:: Exercise directions ::
Your task is to repeat the lines from the line with "What React, TypeScript" to the line with "Bar, XAxis, YAxis", both ends included, and nothing else. Pictures stay out of the copy.

:: Stored rows ::
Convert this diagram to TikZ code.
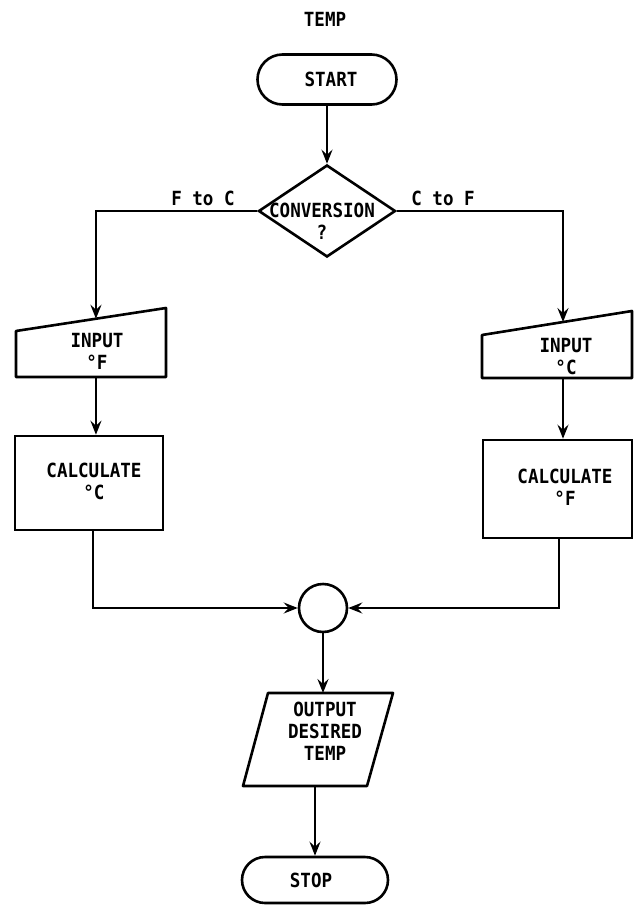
\documentclass[tikz,border=0pt]{standalone}
\usepackage{fontspec}
\setmainfont[FakeStretch=0.9]{DejaVu Sans Mono}
\usetikzlibrary{shapes.geometric,shapes.misc,arrows.meta,calc}
\begin{document}
\begin{tikzpicture}[x=1pt,y=-1pt,
  lw/.style={line width=2.6pt},
  arr/.style={lw,-{Stealth[length=14pt,width=11pt,inset=5pt]}},
  txt/.style={font=\fontsize{19.5}{22}\selectfont\bfseries,align=center,inner sep=0pt},
  term/.style={lw,draw,rounded rectangle,minimum width=139pt,minimum height=50pt,inner sep=0pt},
  procbox/.style={lw,draw,rectangle,inner sep=0pt}]
\useasboundingbox (0,0) rectangle (635,909);

\node[txt] (title) at (325,19) {TEMP};

\node[term] (start) at (327,79.5) {};
\node[txt] (startT) at (331,79) {START};

\node[lw,draw,diamond,minimum width=137pt,minimum height=92pt,inner sep=0pt] (dec) at (327,211) {};
\node[txt] (decT) at (322,221) {CONVERSION\\?};

\draw[arr] (start) -- (dec.north);

\node[txt] (lblL) at (203,198) {F to C};
\node[txt] (lblR) at (443,198) {C to F};

% manual input F
\coordinate (fA) at (16,331);
\coordinate (fB) at (166,308);
\coordinate (fC) at (166,377);
\coordinate (fD) at (16,377);
\draw[lw,line join=round] (fA) -- (fB) -- (fC) -- (fD) -- cycle;
\coordinate (fTop) at ($(fA)!0.533!(fB)$);
\node[txt] (inFT) at (97,351) {INPUT\\°F};

% manual input C
\coordinate (cA) at (482,335);
\coordinate (cB) at (632,311);
\coordinate (cC) at (632,378);
\coordinate (cD) at (482,378);
\draw[lw,line join=round] (cA) -- (cB) -- (cC) -- (cD) -- cycle;
\coordinate (cTop) at ($(cA)!0.54!(cB)$);
\node[txt] (inCT) at (566,357) {INPUT\\°C};

\draw[arr] (dec.west) -| (fTop);
\draw[arr] (dec.east) -| (cTop);

% calculate boxes
\node[procbox,minimum width=148pt,minimum height=94pt] (calcC) at (89,483) {};
\node[txt] (calcCT) at (94,481) {CALCULATE\\°C};
\node[procbox,minimum width=149pt,minimum height=98pt] (calcF) at (557.5,489) {};
\node[txt] (calcFT) at (565,487) {CALCULATE\\°F};

\draw[arr] (fTop |- fD) -- (fTop |- calcC.north);
\draw[arr] (cTop |- cD) -- (cTop |- calcF.north);

% connector
\node[lw,draw,circle,minimum size=48pt,inner sep=0pt] (join) at (323,608) {};
\draw[arr] ([xshift=4pt]calcC.south) |- (join.west);
\draw[arr] ([xshift=1.5pt]calcF.south) |- (join.east);

% output
\coordinate (oA) at (268,693);
\coordinate (oB) at (393,693);
\coordinate (oC) at (367,786);
\coordinate (oD) at (243,786);
\draw[lw,line join=round] (oA) -- (oB) -- (oC) -- (oD) -- cycle;
\node[txt] (outT) at (325,731) {OUTPUT\\DESIRED\\TEMP};

\draw[arr] (join.south) -- (join.south |- oA);

\node[term,minimum width=146pt,minimum height=46pt] (stop) at (315,880) {};
\node[txt] (stopT) at (311,880) {STOP};
\draw[arr] (stop.north |- oD) -- (stop.north);
\end{tikzpicture}
\end{document}
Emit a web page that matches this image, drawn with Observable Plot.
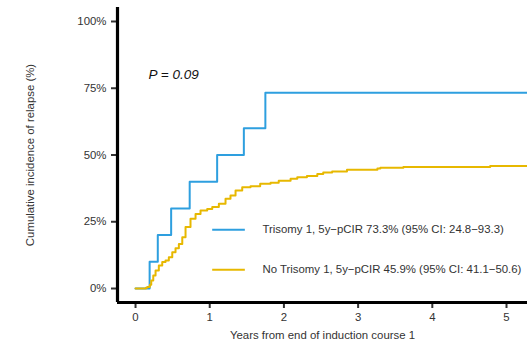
<!DOCTYPE html>
<html>
<head>
<meta charset="utf-8">
<script src="https://cdn.jsdelivr.net/npm/d3@7"></script>
<script src="https://cdn.jsdelivr.net/npm/@observablehq/plot@0.6"></script>
<style>
  html, body { margin: 0; padding: 0; background: #fff; }
  #chart svg { display: block; }
</style>
</head>
<body>
<div id="chart"></div>
<script>
// Cumulative incidence of relapse by trisomy 1 status (step functions)
const trisomyYears = [0, 0.19, 0.30, 0.48, 0.73, 1.10, 1.46, 1.75, 5.4];
const trisomyPct   = [0, 10, 20, 30, 40, 50, 60, 73.3, 73.3];

const noTrisomyYears = [0, 0.14, 0.158, 0.193, 0.212, 0.239, 0.270, 0.314, 0.360, 0.404, 0.449, 0.495, 0.539, 0.584, 0.630, 0.674, 0.741, 0.809, 0.876, 0.966, 1.034, 1.123, 1.213, 1.280, 1.348, 1.438, 1.55, 1.68, 1.82, 1.93, 2.09, 2.18, 2.31, 2.45, 2.53, 2.65, 2.85, 3.26, 3.30, 3.61, 4.78, 5.4];
const noTrisomyPct   = [0, 0.3, 0.6, 1.4, 3.0, 4.9, 6.7, 8.6, 9.9, 10.5, 11.7, 13.6, 15.1, 16.7, 19.2, 23.0, 26.1, 27.9, 29.2, 29.8, 30.5, 31.7, 33.6, 34.8, 36.7, 37.9, 38.3, 39.2, 39.6, 40.4, 41.1, 41.7, 42.1, 42.9, 43.4, 43.8, 44.5, 44.9, 45.2, 45.5, 45.9, 45.9];

const groups = ["Trisomy 1", "No Trisomy 1"];
const groupColors = ["#2E9FDF", "#E7B800"];
const legendLabels = [
  "Trisomy 1, 5y\u2212pCIR 73.3% (95% CI: 24.8\u221293.3)",
  "No Trisomy 1, 5y\u2212pCIR 45.9% (95% CI: 41.1\u221250.6)"
];
const yTicks = [0, 25, 50, 75, 100];
const xTicks = [0, 1, 2, 3, 4, 5];
const pValueLabel = "P = 0.09";

const rows = [
  ...trisomyYears.map((t, i) => ({group: groups[0], t, pct: trisomyPct[i]})),
  ...noTrisomyYears.map((t, i) => ({group: groups[1], t, pct: noTrisomyPct[i]}))
];

const xDomain = [-0.243, 5.283];
const yDomain = [-5.24, 105.24];

// legend keys sit in the lower-right area of the panel
const legend = groups.map((g, i) => ({
  group: g, label: legendLabels[i], color: groupColors[i],
  y: i === 0 ? 22 : 7
}));

const font = "'Liberation Sans', Arial, Helvetica, sans-serif";

const chart = Plot.plot({
  width: 527,
  height: 340,
  marginLeft: 117,
  marginRight: 0,
  marginTop: 7,
  marginBottom: 38,
  style: {fontFamily: font, fontSize: "11.4px", color: "#333", background: "#fff"},
  x: {domain: xDomain},
  y: {domain: yDomain},
  color: {domain: groups, range: groupColors},
  marks: [
    Plot.axisY(yTicks, {
      tickSize: 6, tickPadding: 5, strokeWidth: 2, stroke: "#333",
      tickFormat: d => d + "%", fill: "#333",
      label: "Cumulative incidence of relapse (%)", labelAnchor: "center",
      labelOffset: 92, labelArrow: false
    }),
    Plot.axisX(xTicks, {
      tickSize: 6, tickPadding: 4, strokeWidth: 2, stroke: "#333",
      tickFormat: d => String(d), fill: "#333",
      label: "Years from end of induction course 1", labelAnchor: "center",
      labelOffset: 36, labelArrow: false
    }),
    Plot.ruleX([xDomain[0]], {y1: yDomain[0], y2: yDomain[1], stroke: "#000", strokeWidth: 3.2}),
    Plot.ruleY([yDomain[0]], {x1: xDomain[0], x2: xDomain[1], stroke: "#000", strokeWidth: 3.2}),
    Plot.line(rows, {x: "t", y: "pct", z: "group", stroke: "group", strokeWidth: 2, curve: "step-after", clip: true}),
    Plot.text([pValueLabel], {x: 0.175, y: 80, text: d => d, textAnchor: "start", fontStyle: "italic", fontSize: 13.5, fill: "#111"}),
    Plot.ruleY(legend, {x1: 1.04, x2: 1.48, y: "y", stroke: "color", strokeWidth: 2}),
    Plot.text(legend, {x: 1.71, y: "y", text: "label", textAnchor: "start", fill: "#333"})
  ]
});

document.getElementById("chart").appendChild(chart);
</script>
</body>
</html>
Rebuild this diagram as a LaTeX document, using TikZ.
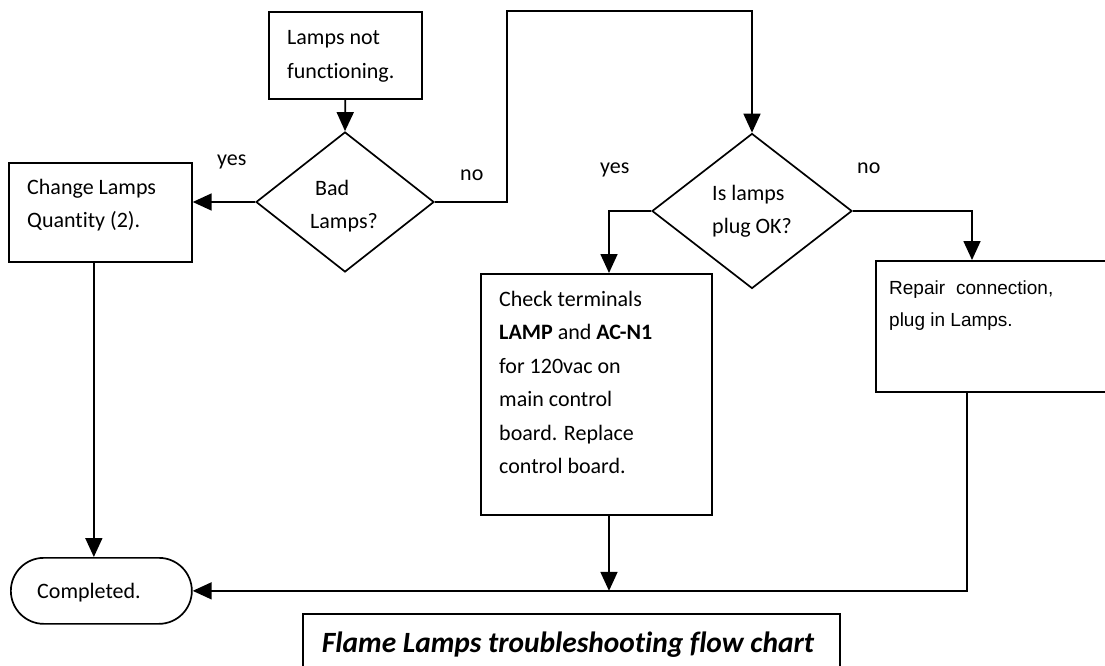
\documentclass[tikz,border=0pt]{standalone}
\usepackage{fontspec}
\setmainfont{Carlito}[Ligatures=CommonOff]
\newfontfamily\arialfont{Liberation Sans}
\usetikzlibrary{arrows.meta,shapes.geometric}

% stack of lines, baseline at the first line
\newcommand\linestack[1]{\vtop{\let\\\par\parindent=0pt\hsize=260pt\rightskip=0pt plus 1fil\relax #1}}

\begin{document}
\begin{tikzpicture}[x=1pt,y=-1pt,
  box/.style={draw, line width=1.7pt, rectangle, inner sep=0pt, anchor=north west},
  decision/.style={draw, line width=1.7pt, diamond, inner sep=0pt},
  flow/.style={line width=1.7pt, -{Triangle[length=19pt,width=17pt]}},
  txt/.style={inner sep=0pt, anchor=base west, font=\fontsize{22}{33.5}\selectfont},
  atxt/.style={inner sep=0pt, anchor=base west, font=\arialfont\fontsize{19}{32}\selectfont},
  lbl/.style={inner sep=0pt, anchor=base west, font=\fontsize{22}{26}\selectfont}]

% page area
\useasboundingbox[fill=white] (0,0) rectangle (1105,666);

% shapes
\node[box, minimum width=153pt, minimum height=87pt] (start) at (268,11) {};
\node[decision, minimum width=178pt, minimum height=140pt] (bad) at (345,202) {};
\node[box, minimum width=183pt, minimum height=99pt] (chg) at (8,162) {};
\node[draw, line width=1.7pt, rectangle, rounded corners=33pt, inner sep=0pt,
  minimum width=181pt, minimum height=66pt, anchor=north west] (done) at (10,557) {};
\node[decision, minimum width=200pt, minimum height=155pt] (plug) at (752,211) {};
\node[box, minimum width=231pt, minimum height=241pt] (chk) at (480,273) {};
\node[box, minimum width=240pt, minimum height=131pt] (rep) at (875,260) {};
\node[box, minimum width=537pt, minimum height=70pt] (title) at (302,613) {};

% texts
\node[txt] (startT) at (287,45) {\linestack{Lamps not\\functioning.}};
\node[txt] (badT) at (315,195) {\linestack{Bad\\\hspace*{-5pt}Lamps?}};
\node[txt] (chgT) at (27,194) {\linestack{Change Lamps\\Quantity (2).}};
\node[txt] (doneT) at (37,598) {Completed.};
\node[txt] (plugT) at (712,200) {\linestack{Is lamps\\plug OK?}};
\node[txt] (chkT) at (499,306) {\linestack{Check terminals\\\textbf{LAMP} and \textbf{AC-N1}\\for 120vac on\\main control\\board. Replace\\control board.}};
\node[atxt] (repT) at (889,294) {\linestack{Repair\hspace{0.3em} connection,\\plug in Lamps.}};
\node[inner sep=0pt, anchor=base, font=\fontsize{29.4}{33}\selectfont\bfseries\itshape]
  (titleT) at (568,652) {Flame Lamps troubleshooting flow chart};

% branch labels
\node[lbl] (yesA) at (217,165) {yes};
\node[lbl] (noA) at (460,180) {no};
\node[lbl] (yesB) at (600,173) {yes};
\node[lbl] (noB) at (857,173) {no};

% bend points
\coordinate (bendA) at (507,11);
\coordinate (chgOut) at ([xshift=-6.5pt]chg.south);
\coordinate (chkIn) at ([xshift=129pt]chk.north west);
\coordinate (chkOut) at ([xshift=129pt]chk.south west);
\coordinate (repIn) at ([xshift=97pt]rep.north west);
\coordinate (repOut) at ([xshift=92pt]rep.south west);

% connectors
\draw[flow] (start.south) -- (bad.north);
\draw[flow] (bad.west) -- (bad.west -| chg.east);
\draw[flow] (bad.east) -| (bendA) -| (plug.north);
\draw[flow] (chgOut) -- (chgOut |- done.north);
\draw[flow] (plug.west) -| (chkIn);
\draw[flow] (plug.east) -| (repIn);
\draw[flow] (chkOut) -- (chkOut |- done.east);
\draw[flow] (repOut) |- (done.east);
\end{tikzpicture}
\end{document}
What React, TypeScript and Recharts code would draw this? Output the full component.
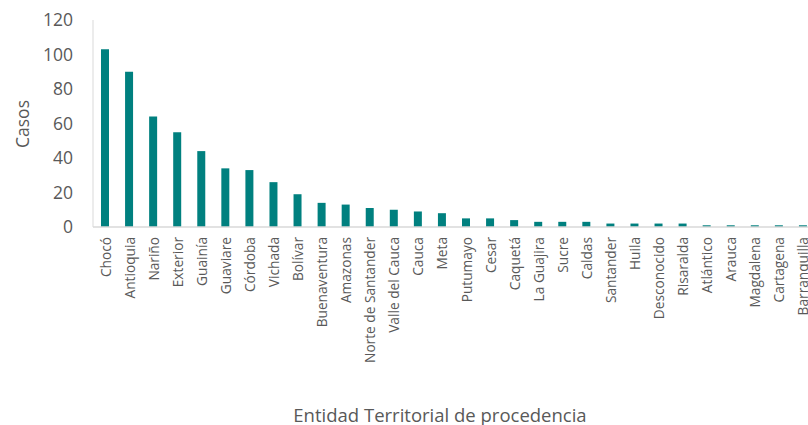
import { BarChart, Bar, XAxis, YAxis } from "recharts";

const categories = [
  "Chocó", "Antioquia", "Nariño", "Exterior", "Guainía", "Guaviare", "Córdoba",
  "Vichada", "Bolívar", "Buenaventura", "Amazonas", "Norte de Santander",
  "Valle del Cauca", "Cauca", "Meta", "Putumayo", "Cesar", "Caquetá",
  "La Guajira", "Sucre", "Caldas", "Santander", "Huila", "Desconocido",
  "Risaralda", "Atlántico", "Arauca", "Magdalena", "Cartagena", "Barranquilla",
];
const casos = [
  103, 90, 64, 55, 44, 34, 33, 26, 19, 14, 13, 11, 10, 9, 8, 5, 5, 4, 3, 3, 3,
  2, 2, 2, 2, 1, 1, 1, 1, 1,
];
const yTicks = [0, 20, 40, 60, 80, 100, 120];

const data = categories.map((name, i) => ({ name, casos: casos[i] }));

const FONT = "'Open Sans', sans-serif";
const GREY = "#595959";

// rotated category labels, read top-down from the axis
function CategoryTick(props: any) {
  const { x, y, payload } = props;
  return (
    <text
      x={x}
      y={y}
      transform={`rotate(-90 ${x} ${y})`}
      textAnchor="end"
      dominantBaseline="central"
      fontFamily={FONT}
      fontSize={13.7}
      fill={GREY}
    >
      {payload.value}
    </text>
  );
}

export default function App() {
  return (
    <div style={{ position: "absolute", left: 0, top: 0, background: "#fff" }}>
      <BarChart
        width={808}
        height={425}
        data={data}
        margin={{ top: 20, right: -7, bottom: 0, left: 0 }}
        barCategoryGap={8}
      >
        <XAxis
          dataKey="name"
          interval={0}
          height={198}
          tick={<CategoryTick />}
          tickLine={false}
          tickSize={0}
          tickMargin={10}
          axisLine={{ stroke: "#d9d9d9", strokeWidth: 1.5 }}
          label={{
            content: () => (
              <text
                x={440}
                y={414}
                textAnchor="middle"
                dominantBaseline="central"
                fontFamily={FONT}
                fontSize={18.5}
                fill={GREY}
              >
                Entidad Territorial de procedencia
              </text>
            ),
          }}
        />
        <YAxis
          width={93}
          domain={[0, 120]}
          ticks={yTicks}
          interval={0}
          tickLine={false}
          tickSize={0}
          tickMargin={20}
          axisLine={{ stroke: "#d9d9d9", strokeWidth: 1 }}
          tick={{ fontFamily: FONT, fontSize: 17.5, fill: GREY }}
          label={{
            content: () => (
              <text
                x={22}
                y={124}
                transform="rotate(-90 22 124)"
                textAnchor="middle"
                dominantBaseline="central"
                fontFamily={FONT}
                fontSize={17.5}
                fill={GREY}
              >
                Casos
              </text>
            ),
          }}
        />
        <Bar dataKey="casos" fill="#00807f" barSize={8} isAnimationActive={false} />
      </BarChart>
    </div>
  );
}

:: Finished answer ::
What React, TypeScript and Recharts code would draw this? Output the full component.
import { BarChart, Bar, XAxis, YAxis } from "recharts";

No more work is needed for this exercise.